GIVEN PROBLEM.
Extract the run of lines that starts at the top of the records below and ends at the line with "family='Open Sans', annotation_clip=False)", keeping both ends and excluding pictures.

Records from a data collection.
%%
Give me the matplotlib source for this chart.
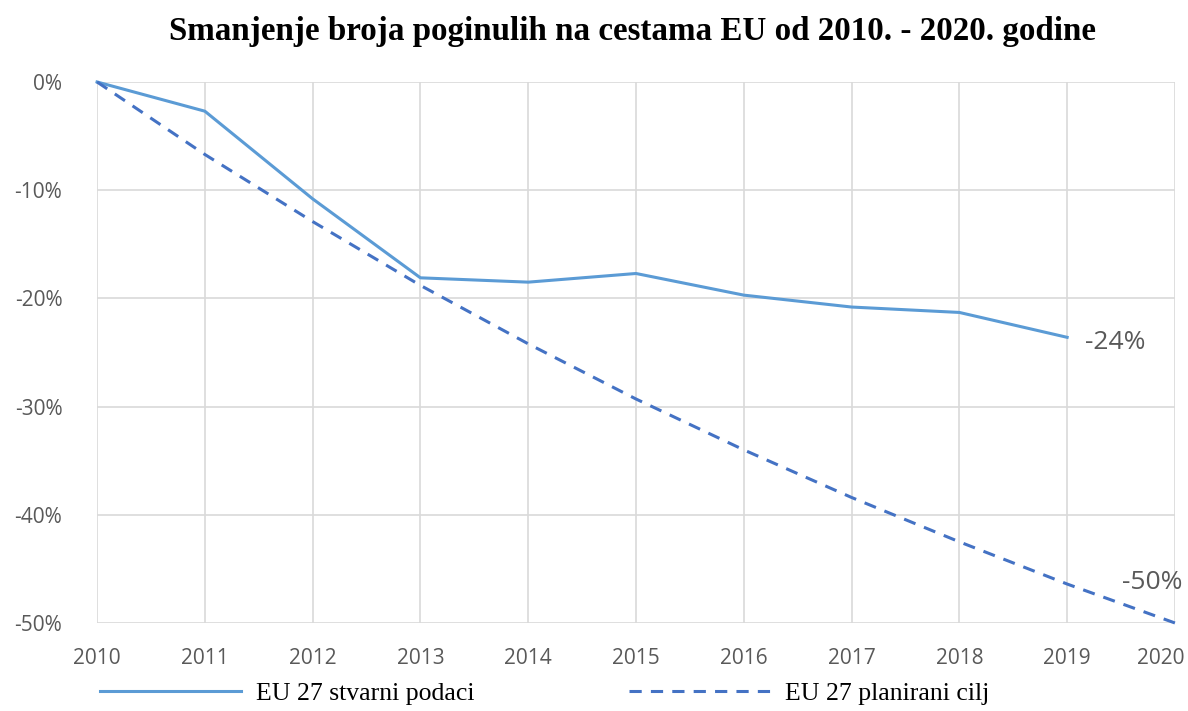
import matplotlib.pyplot as plt
from matplotlib.transforms import ScaledTranslation

years = [2010, 2011, 2012, 2013, 2014, 2015, 2016, 2017, 2018, 2019, 2020]
actual_years = years[:-1]
actual = [0, -2.7, -10.8, -18.1, -18.5, -17.7, -19.7, -20.8, -21.3, -23.6]
target = [0, -6.7, -12.9, -18.8, -24.2, -29.3, -34.0, -38.4, -42.5, -46.4, -50.0]
yticks = [0, -10, -20, -30, -40, -50]

grey = '#595959'

fig = plt.figure(figsize=(11.88, 7.11), dpi=100)
ax = fig.add_axes([0.0817, 0.1238, 0.9073, 0.7609])

solid, = ax.plot(actual_years, actual, color='#5B9BD5', lw=2.2,
                 clip_on=False, label='EU 27 stvarni podaci')
dashed, = ax.plot(years, target, color='#4472C4', lw=2.2, ls=(0, (4, 3)),
                  clip_on=False, label='EU 27 planirani cilj')

ax.set_xlim(2010, 2020)
ax.set_ylim(-50, 0)
ax.set_xticks(years)
ax.set_yticks(yticks)
ax.set_yticklabels([f'{v}%' for v in yticks])
ax.tick_params(length=0, labelsize=15, labelcolor=grey)
ax.tick_params(axis='x', pad=18)
ax.tick_params(axis='y', pad=25)
for lab in ax.get_xticklabels() + ax.get_yticklabels():
    lab.set_family('Open Sans')
# last year label sits a bit inside the figure edge
last = ax.get_xticklabels()[-1]
last.set_transform(last.get_transform() + ScaledTranslation(-0.14, 0, fig.dpi_scale_trans))
ax.grid(True, color='#D9D9D9', lw=1.2)
ax.set_axisbelow(True)
for s in ax.spines.values():
    s.set_visible(False)

ax.annotate('-24%', xy=(actual_years[-1], actual[-1]), xytext=(13, -4),
            textcoords='offset points', ha='left', va='center',
            fontsize=19, color=grey, family='Open Sans')
ax.annotate('-50%', xy=(years[-1], target[-1]), xytext=(-38, 29.5),
            textcoords='offset points', ha='left', va='center',
            fontsize=19, color=grey, family='Open Sans', annotation_clip=False)

fig.suptitle('Smanjenje broja poginulih na cestama EU od 2010. - 2020. godine',
             x=0.532, y=0.978, fontsize=23.8, fontweight='bold',
             family='Liberation Serif')

fig.legend(handles=[solid, dashed], loc='center left', ncol=2,
           bbox_to_anchor=(0.0842, 0.025), frameon=False, handlelength=5.5,
           columnspacing=6.0, handletextpad=0.58, borderpad=0, borderaxespad=0,
           prop={'family': 'Liberation Serif', 'size': 18.5})

fig.savefig('out.png', dpi=100)
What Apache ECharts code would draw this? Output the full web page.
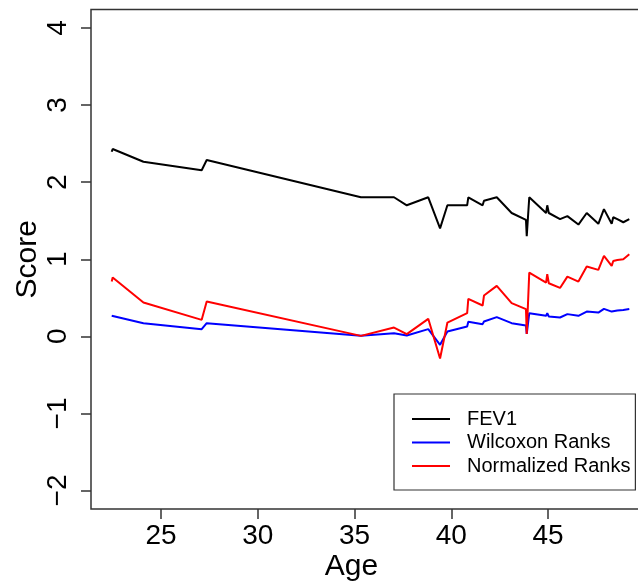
<!DOCTYPE html>
<html>
<head>
<meta charset="utf-8">
<script src="https://cdn.jsdelivr.net/npm/echarts@6/dist/echarts.min.js"></script>
<style>
  html, body { margin: 0; padding: 0; background: #fff; }
  #chart { width: 638px; height: 583px; }
</style>
</head>
<body>
<div id="chart"></div>
<script>
// Age at each observation (shared by all three series)
const ages = [22.45, 22.50, 24.09, 27.10, 27.36, 35.33, 37.04, 37.70, 38.81, 39.42,
              39.80, 40.82, 40.88, 41.62, 41.69, 42.35, 43.12, 43.86, 43.90, 44.03,
              44.90, 44.96, 45.04, 45.62, 46.00, 46.57, 47.00, 47.60, 47.89, 48.29,
              48.37, 48.58, 48.89, 49.20];

const fev1 = [2.395, 2.43, 2.265, 2.155, 2.287, 1.804, 1.804, 1.70, 1.804, 1.40,
              1.70, 1.70, 1.804, 1.70, 1.76, 1.804, 1.60, 1.51, 1.30, 1.804,
              1.60, 1.70, 1.60, 1.52, 1.56, 1.45, 1.60, 1.46, 1.65, 1.46,
              1.545, 1.52, 1.48, 1.52];

const wilcoxonRanks = [0.266, 0.279, 0.171, 0.093, 0.171, 0.006, 0.041, 0.01, 0.093, -0.11,
                       0.062, 0.127, 0.188, 0.158, 0.192, 0.249, 0.171, 0.14, 0.032, 0.30,
                       0.266, 0.30, 0.257, 0.244, 0.288, 0.266, 0.321, 0.308, 0.356, 0.321,
                       0.334, 0.334, 0.343, 0.356];

const normalizedRanks = [0.71, 0.762, 0.438, 0.214, 0.451, 0.006, 0.114, 0.028, 0.227, -0.287,
                         0.179, 0.30, 0.486, 0.40, 0.529, 0.654, 0.43, 0.352, 0.032, 0.827,
                         0.697, 0.806, 0.689, 0.628, 0.775, 0.71, 0.905, 0.862, 1.043, 0.914,
                         0.978, 0.991, 1.0, 1.065];

const xTicks = [25, 30, 35, 40, 45];
const yTicks = [-2, -1, 0, 1, 2, 3, 4];

const seriesNames = ['FEV1', 'Wilcoxon Ranks', 'Normalized Ranks'];
const seriesColors = ['#000000', '#0000ff', '#ff0000'];
const seriesValues = [fev1, wilcoxonRanks, normalizedRanks];

const FONT = '"Liberation Sans", Arial, Helvetica, sans-serif';

const chart = echarts.init(document.getElementById('chart'), null, { renderer: 'canvas' });

chart.setOption({
  animation: false,
  backgroundColor: '#ffffff',
  grid: {
    left: 91,
    top: 9.5,
    width: 559,
    height: 499.5,
    show: true,
    borderColor: '#333',
    borderWidth: 1.5,
    containLabel: false,
    outerBoundsMode: 'none'
  },
  xAxis: {
    type: 'value',
    min: 21.38,
    max: 50.27,
    name: 'Age',
    nameLocation: 'middle',
    nameGap: 43,
    nameMoveOverlap: false,
    nameTextStyle: { fontFamily: FONT, fontSize: 30, color: '#000', padding: [0, 38, 0, 0] },
    axisLine: { show: false, onZero: false },
    splitLine: { show: false },
    axisTick: { show: true, customValues: xTicks, length: 10, lineStyle: { color: '#333', width: 1.5 } },
    axisLabel: { customValues: xTicks, margin: 13, fontFamily: FONT, fontSize: 28, color: '#000' }
  },
  yAxis: {
    type: 'value',
    min: -2.24,
    max: 4.24,
    name: 'Score',
    nameLocation: 'middle',
    nameRotate: 90,
    nameGap: 48,
    nameMoveOverlap: false,
    nameTextStyle: { fontFamily: FONT, fontSize: 30, color: '#000' },
    axisLine: { show: false, onZero: false },
    splitLine: { show: false },
    axisTick: { show: true, customValues: yTicks, length: 10, lineStyle: { color: '#333', width: 1.5 } },
    axisLabel: {
      customValues: yTicks,
      rotate: 90,
      margin: 19,
      fontFamily: FONT,
      fontSize: 28,
      color: '#000',
      formatter: v => String(v).replace('-', '\u2212')
    }
  },
  legend: {
    data: seriesNames,
    orient: 'vertical',
    left: 394,
    top: 394,
    padding: [15, 5, 14, 18],
    icon: 'path://M0,0 H38 V2 H0 Z',
    itemWidth: 38,
    itemHeight: 2,
    itemGap: 3.5,
    borderColor: '#333',
    borderWidth: 1.2,
    backgroundColor: '#fff',
    textStyle: { fontFamily: FONT, fontSize: 20, color: '#000', lineHeight: 20, padding: [0, 0, 0, 12] }
  },
  series: seriesNames.map((name, i) => ({
    name: name,
    type: 'line',
    showSymbol: false,
    symbol: 'none',
    z: 2 + i,
    data: ages.map((a, j) => [a, seriesValues[i][j]]),
    lineStyle: { color: seriesColors[i], width: 2 },
    itemStyle: { color: seriesColors[i] }
  }))
});
</script>
</body>
</html>
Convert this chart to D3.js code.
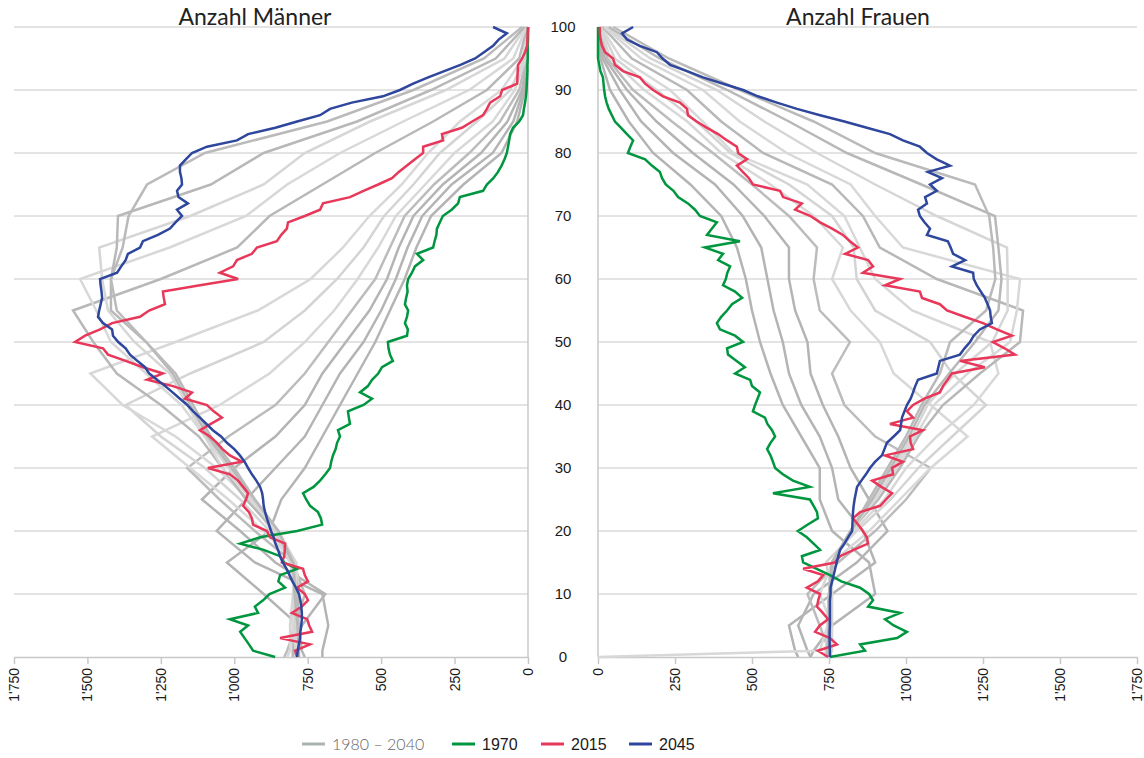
<!DOCTYPE html>
<html>
<head>
<meta charset="utf-8">
<script src="https://cdn.jsdelivr.net/npm/d3@7"></script>
<style>
  body { margin: 0; background: #fff; }
  svg text { font-family: "Liberation Sans", Arial, sans-serif; }
</style>
</head>
<body>
<svg id="chart" width="1144" height="758"></svg>
<script>
'use strict';

// age categories
var ages = d3.range(0, 101);
var greyAges = [0, 1, 5, 10, 15, 20, 25, 30, 35, 40, 45, 50, 55, 60, 65, 70, 75, 80, 85, 90, 95, 100];

// highlighted years, one value per age (0..100)
var men1970 = [861,936,950,965,980,953,1015,919,930,902, 880,827,850,844,786,830,844,900,980,912,
  786,701,705,715,742,755,766,730,708,690, 674,670,664,655,650,640,647,606,610,613,
  560,531,572,545,531,510,497,460,470,475, 477,412,409,419,412,408,419,415,410,412,
  408,395,385,357,378,323,318,312,310,300, 290,260,238,232,153,140,118,102,90,80,
  72,68,64,61,51,30,17,14,10,7, 5,4,3,2,2,1,1,1,0,0, 0];
var men2015 = [786,793,742,844,735,745,752,804,770,749, 760,786,749,760,766,838,830,828,827,878,
  889,936,940,950,970,960,953,970,987,1015, 1090,974,1015,1040,1059,1083,1117,1080,1042,1070,
  1093,1168,1144,1209,1297,1243,1311,1370,1430,1447, 1542,1508,1457,1416,1321,1290,1236,1240,1243,1117,
  987,1049,1004,991,940,923,855,840,821,817, 760,708,698,606,560,510,463,440,412,385,
  357,357,289,293,225,190,153,140,129,95, 88,37,36,35,34,20,10,3,2,1, 0];
var men2045 = [786,784,780,776,775,772,770,770,772,775, 780,790,802,812,822,835,844,851,860,866,
  875,882,889,895,900,902,905,912,925,940, 953,965,981,1000,1025,1045,1073,1095,1117,1140,
  1160,1185,1210,1235,1263,1290,1304,1330,1355,1370, 1395,1413,1416,1447,1464,1460,1455,1450,1452,1455,
  1457,1399,1385,1370,1362,1321,1311,1260,1219,1200, 1178,1195,1158,1190,1195,1178,1180,1185,1185,1165,
  1144,1093,991,953,860,786,708,674,600,494, 436,391,340,285,230,180,150,119,100,72, 119];

var women1970 = [753,867,851,971,1003,960,932,981,877,893, 880,851,790,753,710,666,662,721,700,678,
  649,680,714,711,700,688,568,688,633,600, 575,568,560,549,560,575,565,550,542,503,
  510,518,526,500,494,445,477,450,422,419, 471,445,396,386,400,419,435,468,445,406,
  415,420,429,390,406,347,461,354,370,386, 331,315,292,260,245,220,208,201,175,153,
  97,105,114,94,75,55,45,35,28,23, 20,18,16,8,4,0,0,0,0,0, 0];
var women2015 = [747,714,776,753,705,720,747,730,711,715, 721,678,714,731,666,769,786,830,877,873,
  860,845,828,851,916,935,955,920,890,958, 955,990,932,1023,1015,1013,1055,948,1023,1003,
  1023,1060,1110,1120,1135,1149,1256,1175,1354,1320, 1282,1344,1295,1250,1190,1133,1110,1052,1045,932,
  981,860,893,877,802,844,818,795,760,721, 690,640,662,601,591,503,490,470,451,484,
  455,451,419,390,354,320,292,289,266,211, 179,153,136,81,55,49,23,13,8,6, 6];
var women2045 = [753,753,752,752,752,753,753,753,753,753, 755,755,760,765,770,775,780,786,800,812,
  825,826,827,828,830,833,837,841,855,870, 883,900,922,930,938,960,981,984,987,995,
  1003,1015,1023,1030,1039,1100,1105,1110,1175,1190, 1208,1220,1240,1279,1275,1273,1265,1256,1243,1230,
  1220,1218,1149,1192,1153,1145,1136,1068,1078,1060, 1045,1039,1068,1062,1100,1078,1117,1071,1143,1100,
  1068,1045,990,948,873,800,721,646,581,519, 471,406,341,289,234,210,191,136,94,78, 114];

// grey years 1980 - 2040, values at greyAges
var greyYears = [1980, 1985, 1990, 1995, 2000, 2005, 2010, 2020, 2025, 2030, 2035, 2040];
var menGrey = [
  [760,770,780,900,1025,880,840,760,700,640,580,520,470,420,380,330,220,90,37,10,2,0],
  [700,700,680,700,930,1060,960,860,760,700,640,560,500,450,410,360,260,120,50,15,3,0],
  [800,800,770,690,860,980,1110,1000,860,760,700,620,540,480,440,390,290,160,70,20,4,0],
  [830,820,790,760,800,930,1050,1160,1020,860,760,680,600,520,470,420,320,200,95,30,6,0],
  [820,810,810,780,790,900,1020,1150,1280,1050,880,760,660,580,510,450,350,250,120,45,8,1],
  [800,800,810,800,790,880,980,1100,1250,1370,1150,900,760,650,560,490,390,300,174,60,12,1],
  [790,790,800,790,810,870,950,1060,1200,1380,1490,1200,920,740,630,540,430,340,232,90,18,2],
  [800,800,790,780,800,860,960,1040,1120,1250,1400,1480,1549,1250,990,880,700,520,323,140,30,3],
  [790,790,800,790,790,860,940,1040,1100,1180,1300,1420,1470,1525,1220,960,820,640,425,200,50,5],
  [785,785,790,800,790,850,940,1020,1100,1160,1220,1340,1430,1450,1460,1150,900,760,538,280,80,8],
  [780,780,785,795,800,850,930,1010,1090,1150,1210,1300,1420,1420,1400,1396,1080,900,582,330,110,12],
  [780,780,780,790,800,850,930,1000,1080,1140,1200,1300,1400,1420,1380,1360,1297,1100,684,390,150,20]
];
var womenGrey = [
  [690,700,760,900,880,760,720,720,660,600,560,526,500,480,451,400,300,179,100,39,8,1],
  [650,640,620,760,900,860,780,760,720,660,620,600,570,550,530,470,380,244,140,71,15,2],
  [690,680,650,700,840,940,880,820,780,730,690,680,640,620,620,540,440,308,190,94,22,3],
  [760,750,720,680,780,900,1000,1080,900,800,760,818,720,700,711,620,500,373,240,114,30,4],
  [750,760,760,720,760,880,980,1080,1200,1080,960,915,820,760,795,700,560,400,290,150,40,6],
  [760,750,760,760,740,840,950,1040,1150,1260,1150,1078,900,840,830,760,620,430,320,190,55,8],
  [750,745,750,760,760,830,930,1000,1100,1220,1300,1273,1020,900,850,800,680,440,340,234,75,10],
  [740,740,745,750,760,820,910,980,1040,1120,1240,1370,1380,1100,915,860,760,536,400,289,110,15],
  [0,720,745,750,760,820,900,970,1030,1090,1200,1338,1360,1370,990,900,820,613,460,341,140,20],
  [740,740,745,750,760,820,890,960,1020,1070,1160,1280,1330,1330,1328,1100,900,711,540,386,170,25],
  [745,745,750,750,760,820,890,950,1010,1060,1140,1224,1300,1310,1300,1289,1050,808,620,420,200,35],
  [745,745,750,750,760,820,880,940,1000,1050,1110,1143,1260,1290,1283,1270,1224,900,700,460,230,50]
];

var xTicks = [0, 250, 500, 750, 1000, 1250, 1500, 1750];
var yTicks = [0, 10, 20, 30, 40, 50, 60, 70, 80, 90, 100];

// styles
var greyShade = { 1980: '#b4b4b4', 1985: '#b4b4b4', 1990: '#b4b4b4', 1995: '#bcbcbc', 2000: '#d8d8d8',
  2005: '#d4d4d4', 2010: '#d8d8d8', 2020: '#b8b8b8', 2025: '#d8d8d8', 2030: '#d6d6d6', 2035: '#b8b8b8', 2040: '#bababa' };
var GREEN = '#00963f', RED = '#e8385a', BLUE = '#2e469c', GRID = '#c8c8c8';

function init() {
  var svg = d3.select('#chart');

  var y = d3.scaleLinear().domain([0, 100]).range([657, 27]);
  var xL = d3.scaleLinear().domain([0, 1750]).range([528, 14]);
  var xR = d3.scaleLinear().domain([0, 1750]).range([598, 1137]);

  var loc = d3.formatLocale({ decimal: '.', thousands: "'", grouping: [3], currency: ['', ''] });
  var fmt = loc.format(',');

  drawPanel(svg, xL, y, fmt, menGrey, men1970, men2015, men2045, [14, 528], 528);
  drawPanel(svg, xR, y, fmt, womenGrey, women1970, women2015, women2045, [598, 1137], 598);

  // age labels in the middle
  svg.append('g').selectAll('text')
    .data(yTicks)
    .enter()
    .append('text')
    .attr('x', 563)
    .attr('y', function(d) { return y(d); })
    .attr('dy', '0.35em')
    .attr('text-anchor', 'middle')
    .attr('font-size', 15)
    .attr('fill', '#1a1a1a')
    .text(function(d) { return d; });

  // titles
  svg.append('text').attr('x', 255).attr('y', 25).attr('text-anchor', 'middle')
    .style('font-family', 'Lato, "Open Sans", sans-serif').attr('font-size', 23).attr('fill', '#222')
    .text('Anzahl Männer');
  svg.append('text').attr('x', 858).attr('y', 25).attr('text-anchor', 'middle')
    .style('font-family', 'Lato, "Open Sans", sans-serif').attr('font-size', 23).attr('fill', '#222')
    .text('Anzahl Frauen');

  // legend
  var legend = [
    { label: '1980 – 2040', color: '#adb2b2', x: 302, light: true },
    { label: '1970', color: GREEN, x: 452 },
    { label: '2015', color: RED, x: 541 },
    { label: '2045', color: BLUE, x: 629 }
  ];
  var lg = svg.append('g').selectAll('g')
    .data(legend)
    .enter()
    .append('g')
    .attr('transform', function(d) { return 'translate(' + d.x + ',744)'; });
  lg.append('line').attr('x1', 0).attr('x2', 23).attr('y1', 0).attr('y2', 0)
    .attr('stroke', function(d) { return d.color; }).attr('stroke-width', 3);
  lg.append('text').attr('x', 30).attr('y', 0).attr('dy', '0.35em')
    .attr('font-size', 16)
    .style('font-family', function(d) { return d.light ? 'Lato, sans-serif' : null; })
    .style('font-weight', function(d) { return d.light ? 300 : null; })
    .attr('fill', function(d) { return d.light ? '#666' : '#1a1a1a'; })
    .text(function(d) { return d.label; });
}

function drawPanel(svg, x, y, fmt, grey, s1970, s2015, s2045, span, edge) {
  var g = svg.append('g');

  // horizontal grid
  g.selectAll('line.grid')
    .data(yTicks.slice(1))
    .enter()
    .append('line')
    .attr('class', 'grid')
    .attr('x1', span[0]).attr('x2', span[1])
    .attr('y1', function(d) { return y(d); })
    .attr('y2', function(d) { return y(d); })
    .attr('stroke', GRID).attr('stroke-width', 1);

  // vertical axis line at value 0
  g.append('line')
    .attr('x1', edge).attr('x2', edge)
    .attr('y1', y(100)).attr('y2', y(0))
    .attr('stroke', GRID).attr('stroke-width', 1.5);

  // bottom axis
  var axis = g.append('g')
    .attr('transform', 'translate(0,' + y(0) + ')')
    .call(d3.axisBottom(x).tickValues(xTicks).tickFormat(fmt).tickSize(7).tickSizeOuter(0));
  axis.select('.domain').attr('stroke', GRID).attr('stroke-width', 1.5);
  axis.selectAll('.tick line').attr('stroke', GRID).attr('stroke-width', 1.5);
  axis.selectAll('.tick text')
    .attr('transform', 'rotate(-90)')
    .attr('text-anchor', 'end')
    .attr('x', -11)
    .attr('y', 0)
    .attr('dy', '0.32em')
    .attr('font-size', 14)
    .attr('fill', '#1a1a1a')
    .style('font-family', '"Liberation Sans", Arial, sans-serif');

  var lineGrey = d3.line()
    .x(function(d) { return x(d); })
    .y(function(d, i) { return y(greyAges[i]); });
  var lineYear = d3.line()
    .x(function(d) { return x(d); })
    .y(function(d, i) { return y(ages[i]); });

  g.selectAll('path.grey')
    .data(grey)
    .enter()
    .append('path')
    .attr('class', 'grey')
    .attr('d', lineGrey)
    .attr('fill', 'none')
    .attr('stroke', function(d, i) { return greyShade[greyYears[i]]; })
    .attr('stroke-width', 2.5)
    .attr('stroke-linejoin', 'miter');

  [[s1970, GREEN], [s2015, RED], [s2045, BLUE]].forEach(function(s) {
    g.append('path')
      .attr('d', lineYear(s[0]))
      .attr('fill', 'none')
      .attr('stroke', s[1])
      .attr('stroke-width', 2.5)
      .attr('stroke-linejoin', 'miter');
  });
}

init();
</script>
</body>
</html>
%%
OUTPUT OF THE EXERCISE.
Give me the matplotlib source for this chart.
import matplotlib.pyplot as plt
from matplotlib.transforms import ScaledTranslation

years = [2010, 2011, 2012, 2013, 2014, 2015, 2016, 2017, 2018, 2019, 2020]
actual_years = years[:-1]
actual = [0, -2.7, -10.8, -18.1, -18.5, -17.7, -19.7, -20.8, -21.3, -23.6]
target = [0, -6.7, -12.9, -18.8, -24.2, -29.3, -34.0, -38.4, -42.5, -46.4, -50.0]
yticks = [0, -10, -20, -30, -40, -50]

grey = '#595959'

fig = plt.figure(figsize=(11.88, 7.11), dpi=100)
ax = fig.add_axes([0.0817, 0.1238, 0.9073, 0.7609])

solid, = ax.plot(actual_years, actual, color='#5B9BD5', lw=2.2,
                 clip_on=False, label='EU 27 stvarni podaci')
dashed, = ax.plot(years, target, color='#4472C4', lw=2.2, ls=(0, (4, 3)),
                  clip_on=False, label='EU 27 planirani cilj')

ax.set_xlim(2010, 2020)
ax.set_ylim(-50, 0)
ax.set_xticks(years)
ax.set_yticks(yticks)
ax.set_yticklabels([f'{v}%' for v in yticks])
ax.tick_params(length=0, labelsize=15, labelcolor=grey)
ax.tick_params(axis='x', pad=18)
ax.tick_params(axis='y', pad=25)
for lab in ax.get_xticklabels() + ax.get_yticklabels():
    lab.set_family('Open Sans')
# last year label sits a bit inside the figure edge
last = ax.get_xticklabels()[-1]
last.set_transform(last.get_transform() + ScaledTranslation(-0.14, 0, fig.dpi_scale_trans))
ax.grid(True, color='#D9D9D9', lw=1.2)
ax.set_axisbelow(True)
for s in ax.spines.values():
    s.set_visible(False)

ax.annotate('-24%', xy=(actual_years[-1], actual[-1]), xytext=(13, -4),
            textcoords='offset points', ha='left', va='center',
            fontsize=19, color=grey, family='Open Sans')
ax.annotate('-50%', xy=(years[-1], target[-1]), xytext=(-38, 29.5),
            textcoords='offset points', ha='left', va='center',
            fontsize=19, color=grey, family='Open Sans', annotation_clip=False)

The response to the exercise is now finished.